What you have to do:
The line containing "-7.23, -6.98, -6.77, -6.58, -6.4, -6.25, -6.1, -5.97]" marks the end: extract everything from the first line of the data through that line, exactly, with no pictures.

#### Recorded information

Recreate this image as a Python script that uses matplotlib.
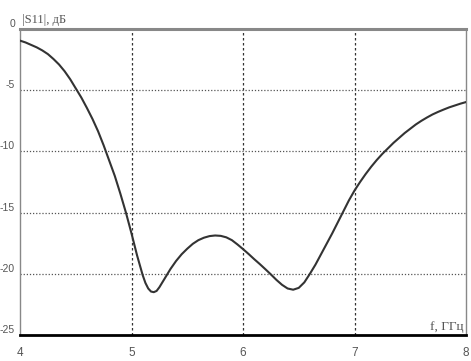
import matplotlib
matplotlib.use("Agg")
import matplotlib.pyplot as plt

freq = [4.00, 4.05, 4.10, 4.15, 4.20, 4.25, 4.30, 4.35, 4.40, 4.45, 4.50,
        4.55, 4.60, 4.65, 4.70, 4.75, 4.80, 4.85, 4.90, 4.95, 5.00, 5.05,
        5.10, 5.125, 5.15, 5.175, 5.20, 5.225, 5.25, 5.30, 5.35, 5.40, 5.45,
        5.50, 5.55, 5.60, 5.65, 5.70, 5.75, 5.80, 5.85, 5.90, 5.95, 6.00,
        6.05, 6.10, 6.15, 6.20, 6.25, 6.30, 6.35, 6.40, 6.45, 6.50, 6.55,
        6.60, 6.65, 6.70, 6.75, 6.80, 6.85, 6.90, 6.95, 7.00, 7.05, 7.10,
        7.15, 7.20, 7.25, 7.30, 7.35, 7.40, 7.45, 7.50, 7.55, 7.60, 7.65,
        7.70, 7.75, 7.80, 7.85, 7.90, 7.95, 8.00]
s11 = [-0.95, -1.1, -1.3, -1.5, -1.75, -2.05, -2.45, -2.9, -3.45, -4.1, -4.85,
       -5.6, -6.45, -7.35, -8.35, -9.5, -10.75, -12.0, -13.45, -15.0, -16.7,
       -18.5, -20.1, -20.75, -21.2, -21.45, -21.5, -21.4, -21.1, -20.35,
       -19.6, -18.95, -18.4, -17.95, -17.55, -17.25, -17.05, -16.92, -16.87,
       -16.9, -17.02, -17.25, -17.6, -17.98, -18.38, -18.8, -19.2, -19.62,
       -20.05, -20.5, -20.9, -21.2, -21.3, -21.15, -20.7, -20.0, -19.25,
       -18.4, -17.55, -16.7, -15.8, -14.9, -14.0, -13.2, -12.5, -11.85,
       -11.25, -10.7, -10.2, -9.75, -9.3, -8.9, -8.5, -8.15, -7.8, -7.5,
       -7.23, -6.98, -6.77, -6.58, -6.4, -6.25, -6.1, -5.97]

xticks = [4, 5, 6, 7, 8]
yticks = [0, -5, -10, -15, -20, -25]
ylabel = "|S11|, дБ"
xlabel = "f, ГГц"

fig = plt.figure(figsize=(4.71, 3.61), dpi=100)
ax = fig.add_axes([20/471, 26/361, 446/471, 306/361])
ax.set_xlim(4, 8)
ax.set_ylim(-25, 0)

for x in [5, 6, 7]:
    ax.axvline(x, color="#333333", lw=0.9, dashes=(2, 2), zorder=1)
for y in [-5, -10, -15, -20]:
    ax.axhline(y, color="#555555", lw=0.9, dashes=(1, 1.5), zorder=1)

ax.plot(freq, s11, color="#333333", lw=1.5, zorder=3)

ax.spines["top"].set_color("#888888")
ax.spines["top"].set_linewidth(2.2)
ax.spines["bottom"].set_color("#000000")
ax.spines["bottom"].set_linewidth(2.0)
ax.spines["left"].set_color("#888888")
ax.spines["left"].set_linewidth(1.0)
ax.spines["right"].set_color("#888888")
ax.spines["right"].set_linewidth(1.0)

ax.set_xticks(xticks)
ax.set_yticks(yticks)
ax.set_xticklabels([str(t) for t in xticks])
ax.set_yticklabels([str(t) for t in yticks])
ax.tick_params(axis="both", length=0, labelcolor="#555555")
ax.tick_params(axis="x", pad=9, labelsize=8.5)
ax.tick_params(axis="y", pad=3.6, labelsize=7.5)
for lab in ax.get_yticklabels():
    lab.set_fontfamily(["Liberation Sans", "DejaVu Sans"])
    lab.set_va("bottom")
for lab in ax.get_xticklabels():
    lab.set_fontfamily(["Liberation Sans", "DejaVu Sans"])

fig.text(22/471, 1 - 23/361, ylabel, fontsize=9, color="#555555",
         family=["Liberation Serif", "DejaVu Serif"], ha="left", va="baseline")
fig.text(463/471, 1 - 330/361, xlabel, fontsize=9.5, color="#555555",
         family=["Liberation Serif", "DejaVu Serif"], ha="right", va="baseline")

fig.savefig("out.png", dpi=100)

########

The reply:
Recreate this image as a Python script that uses matplotlib.
import matplotlib
matplotlib.use("Agg")
import matplotlib.pyplot as plt

freq = [4.00, 4.05, 4.10, 4.15, 4.20, 4.25, 4.30, 4.35, 4.40, 4.45, 4.50,
        4.55, 4.60, 4.65, 4.70, 4.75, 4.80, 4.85, 4.90, 4.95, 5.00, 5.05,
        5.10, 5.125, 5.15, 5.175, 5.20, 5.225, 5.25, 5.30, 5.35, 5.40, 5.45,
        5.50, 5.55, 5.60, 5.65, 5.70, 5.75, 5.80, 5.85, 5.90, 5.95, 6.00,
        6.05, 6.10, 6.15, 6.20, 6.25, 6.30, 6.35, 6.40, 6.45, 6.50, 6.55,
        6.60, 6.65, 6.70, 6.75, 6.80, 6.85, 6.90, 6.95, 7.00, 7.05, 7.10,
        7.15, 7.20, 7.25, 7.30, 7.35, 7.40, 7.45, 7.50, 7.55, 7.60, 7.65,
        7.70, 7.75, 7.80, 7.85, 7.90, 7.95, 8.00]
s11 = [-0.95, -1.1, -1.3, -1.5, -1.75, -2.05, -2.45, -2.9, -3.45, -4.1, -4.85,
       -5.6, -6.45, -7.35, -8.35, -9.5, -10.75, -12.0, -13.45, -15.0, -16.7,
       -18.5, -20.1, -20.75, -21.2, -21.45, -21.5, -21.4, -21.1, -20.35,
       -19.6, -18.95, -18.4, -17.95, -17.55, -17.25, -17.05, -16.92, -16.87,
       -16.9, -17.02, -17.25, -17.6, -17.98, -18.38, -18.8, -19.2, -19.62,
       -20.05, -20.5, -20.9, -21.2, -21.3, -21.15, -20.7, -20.0, -19.25,
       -18.4, -17.55, -16.7, -15.8, -14.9, -14.0, -13.2, -12.5, -11.85,
       -11.25, -10.7, -10.2, -9.75, -9.3, -8.9, -8.5, -8.15, -7.8, -7.5,
       -7.23, -6.98, -6.77, -6.58, -6.4, -6.25, -6.1, -5.97]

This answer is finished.